→ EXERCISE DETAILS:
Copy out the lines that include the word "React".

========================

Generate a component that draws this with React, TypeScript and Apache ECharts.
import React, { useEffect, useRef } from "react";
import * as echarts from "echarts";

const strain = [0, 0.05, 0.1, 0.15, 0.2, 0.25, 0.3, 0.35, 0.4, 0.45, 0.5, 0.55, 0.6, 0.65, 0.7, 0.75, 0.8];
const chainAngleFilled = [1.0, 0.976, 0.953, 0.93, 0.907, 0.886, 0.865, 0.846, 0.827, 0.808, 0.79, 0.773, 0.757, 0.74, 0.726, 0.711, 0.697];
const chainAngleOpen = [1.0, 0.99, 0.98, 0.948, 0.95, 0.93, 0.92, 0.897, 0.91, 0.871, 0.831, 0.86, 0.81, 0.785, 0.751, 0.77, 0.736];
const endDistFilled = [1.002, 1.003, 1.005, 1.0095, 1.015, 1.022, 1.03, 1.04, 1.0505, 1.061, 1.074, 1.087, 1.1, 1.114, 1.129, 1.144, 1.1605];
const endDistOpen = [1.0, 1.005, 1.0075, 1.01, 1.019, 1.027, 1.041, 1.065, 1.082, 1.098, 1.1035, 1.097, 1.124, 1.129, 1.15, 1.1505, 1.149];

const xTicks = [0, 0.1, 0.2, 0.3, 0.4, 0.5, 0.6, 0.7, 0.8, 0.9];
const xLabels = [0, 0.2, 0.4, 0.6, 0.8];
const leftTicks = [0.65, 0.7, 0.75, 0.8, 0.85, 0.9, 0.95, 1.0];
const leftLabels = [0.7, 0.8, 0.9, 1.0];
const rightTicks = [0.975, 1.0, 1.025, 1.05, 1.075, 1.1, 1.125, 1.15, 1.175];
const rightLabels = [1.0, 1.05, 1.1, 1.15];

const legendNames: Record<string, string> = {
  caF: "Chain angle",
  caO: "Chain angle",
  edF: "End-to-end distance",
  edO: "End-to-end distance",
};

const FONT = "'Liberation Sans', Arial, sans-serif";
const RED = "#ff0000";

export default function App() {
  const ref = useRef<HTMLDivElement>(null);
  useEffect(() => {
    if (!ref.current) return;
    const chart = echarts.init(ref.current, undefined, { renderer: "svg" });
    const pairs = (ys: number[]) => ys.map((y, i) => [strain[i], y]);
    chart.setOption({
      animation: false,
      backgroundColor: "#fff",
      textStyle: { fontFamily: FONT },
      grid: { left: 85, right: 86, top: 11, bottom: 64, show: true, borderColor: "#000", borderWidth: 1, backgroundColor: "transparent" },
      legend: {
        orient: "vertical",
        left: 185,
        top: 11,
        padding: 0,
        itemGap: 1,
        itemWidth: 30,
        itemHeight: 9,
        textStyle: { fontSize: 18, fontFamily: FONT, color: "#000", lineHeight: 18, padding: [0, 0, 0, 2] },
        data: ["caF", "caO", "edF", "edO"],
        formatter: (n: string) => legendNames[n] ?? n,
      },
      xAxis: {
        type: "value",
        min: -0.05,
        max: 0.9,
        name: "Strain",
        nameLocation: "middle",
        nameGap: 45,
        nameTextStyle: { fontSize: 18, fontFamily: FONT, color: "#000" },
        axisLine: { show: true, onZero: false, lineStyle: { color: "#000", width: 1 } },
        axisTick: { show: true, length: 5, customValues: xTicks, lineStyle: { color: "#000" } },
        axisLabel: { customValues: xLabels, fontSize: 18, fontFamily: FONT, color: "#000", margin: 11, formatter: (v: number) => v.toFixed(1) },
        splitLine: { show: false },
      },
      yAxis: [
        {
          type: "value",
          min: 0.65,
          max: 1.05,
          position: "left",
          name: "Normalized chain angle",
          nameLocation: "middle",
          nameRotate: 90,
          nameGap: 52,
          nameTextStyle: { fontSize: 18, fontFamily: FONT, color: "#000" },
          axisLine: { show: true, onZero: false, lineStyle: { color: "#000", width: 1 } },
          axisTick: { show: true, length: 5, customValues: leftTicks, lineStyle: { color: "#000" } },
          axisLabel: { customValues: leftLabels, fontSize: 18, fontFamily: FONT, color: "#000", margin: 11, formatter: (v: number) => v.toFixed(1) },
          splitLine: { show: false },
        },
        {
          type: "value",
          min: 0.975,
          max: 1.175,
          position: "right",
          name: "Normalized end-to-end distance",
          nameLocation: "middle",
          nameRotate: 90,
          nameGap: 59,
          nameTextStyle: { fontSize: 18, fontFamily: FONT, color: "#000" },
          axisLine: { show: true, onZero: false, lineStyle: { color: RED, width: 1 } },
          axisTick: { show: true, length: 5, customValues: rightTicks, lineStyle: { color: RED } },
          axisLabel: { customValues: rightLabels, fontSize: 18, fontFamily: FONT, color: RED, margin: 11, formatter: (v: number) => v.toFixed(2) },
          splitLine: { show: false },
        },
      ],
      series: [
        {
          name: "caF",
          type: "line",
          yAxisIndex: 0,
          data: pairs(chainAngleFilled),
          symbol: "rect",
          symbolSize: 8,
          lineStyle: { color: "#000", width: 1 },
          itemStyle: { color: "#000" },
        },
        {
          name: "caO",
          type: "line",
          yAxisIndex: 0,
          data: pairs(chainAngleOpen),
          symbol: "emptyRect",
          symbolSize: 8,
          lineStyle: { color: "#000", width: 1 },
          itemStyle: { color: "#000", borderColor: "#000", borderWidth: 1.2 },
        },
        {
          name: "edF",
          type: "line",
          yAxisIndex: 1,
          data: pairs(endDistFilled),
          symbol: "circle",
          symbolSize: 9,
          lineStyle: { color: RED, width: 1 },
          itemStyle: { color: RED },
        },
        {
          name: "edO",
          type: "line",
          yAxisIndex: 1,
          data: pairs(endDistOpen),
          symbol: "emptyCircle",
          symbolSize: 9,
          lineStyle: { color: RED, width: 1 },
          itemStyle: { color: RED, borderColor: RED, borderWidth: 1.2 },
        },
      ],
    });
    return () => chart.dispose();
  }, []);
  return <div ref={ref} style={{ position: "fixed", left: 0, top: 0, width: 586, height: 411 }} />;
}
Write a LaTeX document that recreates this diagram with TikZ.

========================

→ THE RESULT:
Generate a component that draws this with React, TypeScript and Apache ECharts.
import React, { useEffect, useRef } from "react";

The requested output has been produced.